*Input for this task:*

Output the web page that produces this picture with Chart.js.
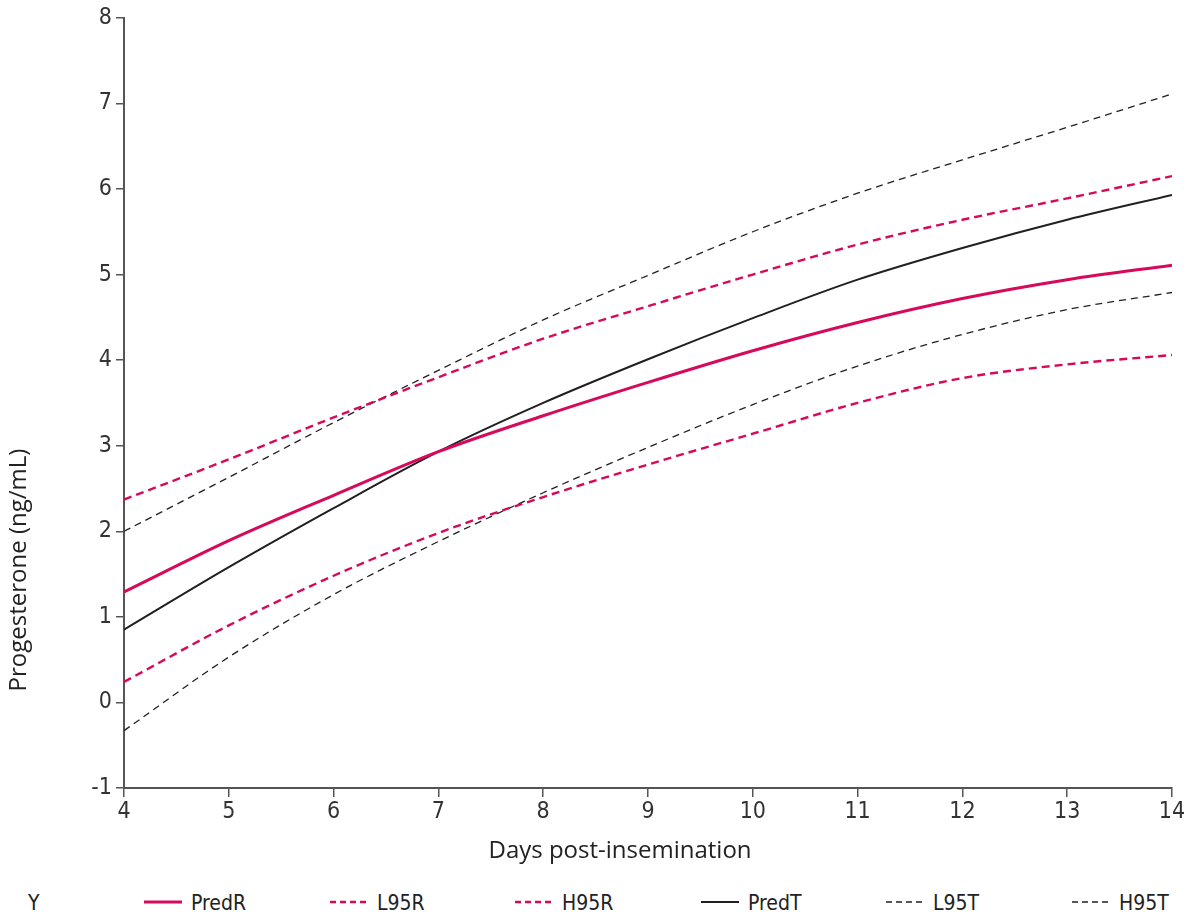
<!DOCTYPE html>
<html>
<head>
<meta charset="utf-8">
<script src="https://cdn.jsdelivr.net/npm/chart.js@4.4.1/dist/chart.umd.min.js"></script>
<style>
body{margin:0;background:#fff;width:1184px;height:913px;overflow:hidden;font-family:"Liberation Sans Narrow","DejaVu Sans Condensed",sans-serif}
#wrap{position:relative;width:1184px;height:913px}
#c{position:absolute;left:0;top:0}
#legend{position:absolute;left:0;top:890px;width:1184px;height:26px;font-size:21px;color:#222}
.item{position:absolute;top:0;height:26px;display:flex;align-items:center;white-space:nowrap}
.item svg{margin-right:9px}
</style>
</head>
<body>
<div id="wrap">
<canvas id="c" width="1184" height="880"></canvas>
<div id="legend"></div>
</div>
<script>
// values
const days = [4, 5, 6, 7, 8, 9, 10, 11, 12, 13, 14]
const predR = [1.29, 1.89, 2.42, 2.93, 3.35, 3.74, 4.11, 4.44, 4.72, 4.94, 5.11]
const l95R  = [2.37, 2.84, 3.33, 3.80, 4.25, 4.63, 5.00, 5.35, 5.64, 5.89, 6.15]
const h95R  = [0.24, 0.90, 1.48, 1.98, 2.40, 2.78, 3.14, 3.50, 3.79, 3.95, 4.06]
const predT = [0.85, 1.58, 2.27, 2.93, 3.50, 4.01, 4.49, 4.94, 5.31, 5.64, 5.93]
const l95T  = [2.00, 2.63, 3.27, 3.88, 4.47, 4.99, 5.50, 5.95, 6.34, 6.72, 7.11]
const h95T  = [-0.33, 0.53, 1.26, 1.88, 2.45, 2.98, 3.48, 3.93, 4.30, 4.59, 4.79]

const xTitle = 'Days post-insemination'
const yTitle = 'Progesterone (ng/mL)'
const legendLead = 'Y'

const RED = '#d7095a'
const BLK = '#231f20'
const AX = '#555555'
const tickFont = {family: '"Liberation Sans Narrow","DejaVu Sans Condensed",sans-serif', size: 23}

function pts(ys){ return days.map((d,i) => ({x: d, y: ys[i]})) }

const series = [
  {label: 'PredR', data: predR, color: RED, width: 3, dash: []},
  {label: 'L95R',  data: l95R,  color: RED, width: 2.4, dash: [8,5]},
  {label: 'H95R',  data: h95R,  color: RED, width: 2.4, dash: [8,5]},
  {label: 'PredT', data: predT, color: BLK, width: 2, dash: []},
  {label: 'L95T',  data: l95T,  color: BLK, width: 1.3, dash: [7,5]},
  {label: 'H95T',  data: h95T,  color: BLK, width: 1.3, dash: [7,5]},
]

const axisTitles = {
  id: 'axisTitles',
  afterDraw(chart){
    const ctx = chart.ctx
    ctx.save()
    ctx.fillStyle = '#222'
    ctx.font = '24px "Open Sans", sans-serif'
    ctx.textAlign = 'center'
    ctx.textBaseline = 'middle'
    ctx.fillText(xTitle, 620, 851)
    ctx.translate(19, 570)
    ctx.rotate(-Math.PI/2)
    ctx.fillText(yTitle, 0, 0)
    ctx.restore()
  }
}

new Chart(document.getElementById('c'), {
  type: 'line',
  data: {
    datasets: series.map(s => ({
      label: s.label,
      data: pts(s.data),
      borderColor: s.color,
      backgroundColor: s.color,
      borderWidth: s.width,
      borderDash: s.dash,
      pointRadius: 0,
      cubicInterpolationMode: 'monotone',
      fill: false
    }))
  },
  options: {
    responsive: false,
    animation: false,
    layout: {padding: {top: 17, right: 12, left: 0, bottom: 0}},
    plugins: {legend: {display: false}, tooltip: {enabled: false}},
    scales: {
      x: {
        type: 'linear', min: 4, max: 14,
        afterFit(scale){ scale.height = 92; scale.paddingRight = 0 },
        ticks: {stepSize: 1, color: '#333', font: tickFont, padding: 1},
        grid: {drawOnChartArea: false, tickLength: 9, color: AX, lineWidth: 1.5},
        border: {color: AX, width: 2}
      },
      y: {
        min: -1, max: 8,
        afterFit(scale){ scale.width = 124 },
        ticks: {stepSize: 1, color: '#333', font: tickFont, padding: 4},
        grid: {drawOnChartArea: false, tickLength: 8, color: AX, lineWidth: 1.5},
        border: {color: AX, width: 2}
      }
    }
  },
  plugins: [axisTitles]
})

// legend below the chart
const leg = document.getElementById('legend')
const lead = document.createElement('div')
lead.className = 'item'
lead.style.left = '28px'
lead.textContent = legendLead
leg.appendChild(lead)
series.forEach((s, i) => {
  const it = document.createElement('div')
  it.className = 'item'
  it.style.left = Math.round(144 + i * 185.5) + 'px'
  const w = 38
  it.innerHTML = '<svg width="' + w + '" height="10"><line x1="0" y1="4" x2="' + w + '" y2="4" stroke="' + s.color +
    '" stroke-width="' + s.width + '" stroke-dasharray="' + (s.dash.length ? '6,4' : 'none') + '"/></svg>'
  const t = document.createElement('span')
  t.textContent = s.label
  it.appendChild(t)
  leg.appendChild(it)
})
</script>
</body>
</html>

---

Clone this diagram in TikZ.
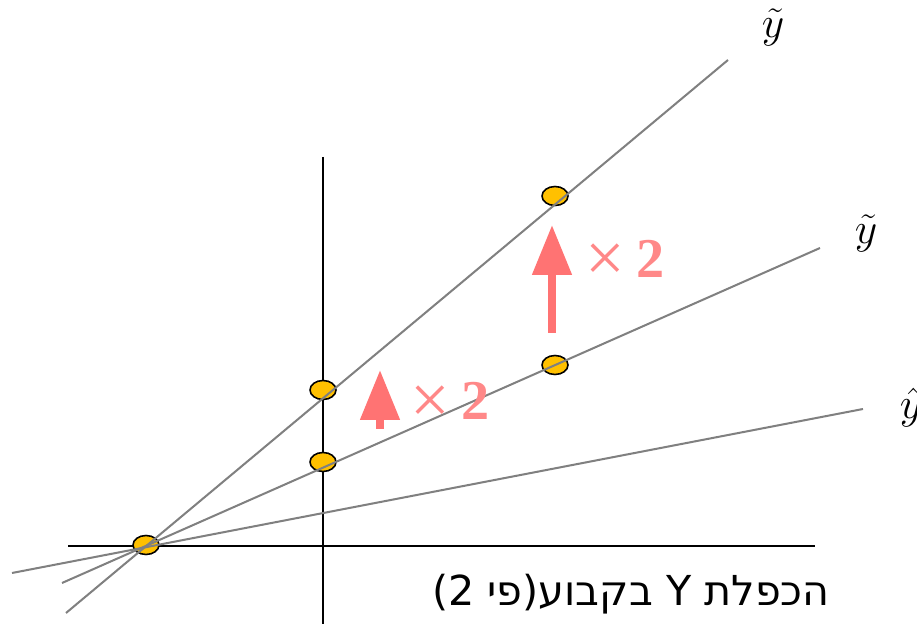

*Written instruction:* From the listing above, repeat only the lines between the line containing "Output the web" and the line containing "return days.map((d,i) =>", those two included. Pictures are not part of the copy.

*Answer to the task:*
Output the web page that produces this picture with Chart.js.
<!DOCTYPE html>
<html>
<head>
<meta charset="utf-8">
<script src="https://cdn.jsdelivr.net/npm/chart.js@4.4.1/dist/chart.umd.min.js"></script>
<style>
body{margin:0;background:#fff;width:1184px;height:913px;overflow:hidden;font-family:"Liberation Sans Narrow","DejaVu Sans Condensed",sans-serif}
#wrap{position:relative;width:1184px;height:913px}
#c{position:absolute;left:0;top:0}
#legend{position:absolute;left:0;top:890px;width:1184px;height:26px;font-size:21px;color:#222}
.item{position:absolute;top:0;height:26px;display:flex;align-items:center;white-space:nowrap}
.item svg{margin-right:9px}
</style>
</head>
<body>
<div id="wrap">
<canvas id="c" width="1184" height="880"></canvas>
<div id="legend"></div>
</div>
<script>
// values
const days = [4, 5, 6, 7, 8, 9, 10, 11, 12, 13, 14]
const predR = [1.29, 1.89, 2.42, 2.93, 3.35, 3.74, 4.11, 4.44, 4.72, 4.94, 5.11]
const l95R  = [2.37, 2.84, 3.33, 3.80, 4.25, 4.63, 5.00, 5.35, 5.64, 5.89, 6.15]
const h95R  = [0.24, 0.90, 1.48, 1.98, 2.40, 2.78, 3.14, 3.50, 3.79, 3.95, 4.06]
const predT = [0.85, 1.58, 2.27, 2.93, 3.50, 4.01, 4.49, 4.94, 5.31, 5.64, 5.93]
const l95T  = [2.00, 2.63, 3.27, 3.88, 4.47, 4.99, 5.50, 5.95, 6.34, 6.72, 7.11]
const h95T  = [-0.33, 0.53, 1.26, 1.88, 2.45, 2.98, 3.48, 3.93, 4.30, 4.59, 4.79]

const xTitle = 'Days post-insemination'
const yTitle = 'Progesterone (ng/mL)'
const legendLead = 'Y'

const RED = '#d7095a'
const BLK = '#231f20'
const AX = '#555555'
const tickFont = {family: '"Liberation Sans Narrow","DejaVu Sans Condensed",sans-serif', size: 23}

function pts(ys){ return days.map((d,i) => ({x: d, y: ys[i]})) }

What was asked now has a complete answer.